To solve for this inherent complexity in accurately measuring location, Placed decided to use machine learning by leveraging an enormous volume of location data. Machine learning is a group of techniques that automatically extract the relationship between data, in our case, between user location and places. The algorithm, which we call the Placed Inference Engine, examines multiple signals associated with each place nearby, with the vicinity and with the user. For example, at 9:15 am you are more likely to be at a coffee shop rather than a clothing store. But if that particular coffee shop is closed on Mondays, the clothing store becomes a stronger candidate.

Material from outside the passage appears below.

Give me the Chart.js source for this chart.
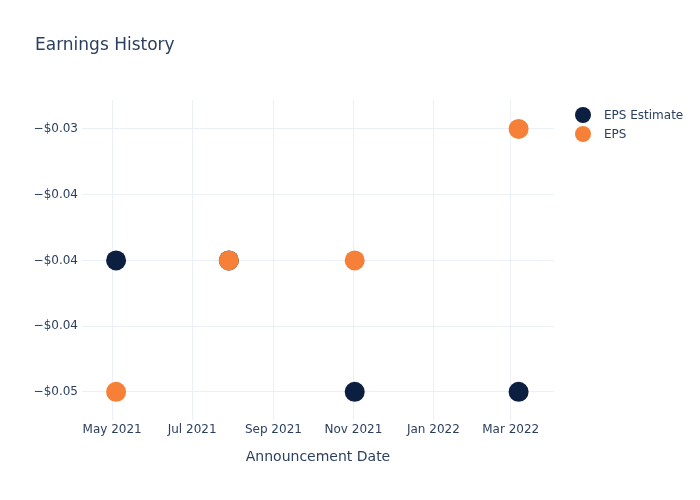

Leveraging our scientists’ background in Web search, we took a page from modern search engine history. When you are looking for certain information on the Web, you type in a query text such as “Samsung market share” in Google and receive relevant links, with (hopefully) the most relevant ones rising to the top. Similarly, with our Inference Engine, the query is the geographic coordinate of a location instead of a text string, and the results are a list of businesses the user is mostly likely to be visiting. Leveraging all of the location information Placed has measured and analyzed, we assign probabilities to each of those business results to determine the place the user was most likely visiting. For example, a user could be visiting the coffee shop with 81% probability, as well as the fast-food restaurant with 19% probability. We send those results to users in the form of survey questions that have provided more than 5 million validation proof points, and then feed these verification points to our machine-learning algorithm to continually improve the accuracy of the probabilities.

This probabilistic modeling is powerful because it allows Placed to apply a statistical probability to each and every visit that a person makes throughout their day. The Inference Engine, a machine-learned algorithm, is the foundation of every product at Placed and has created the ability to … bring offline measurement closer to that of the online world.”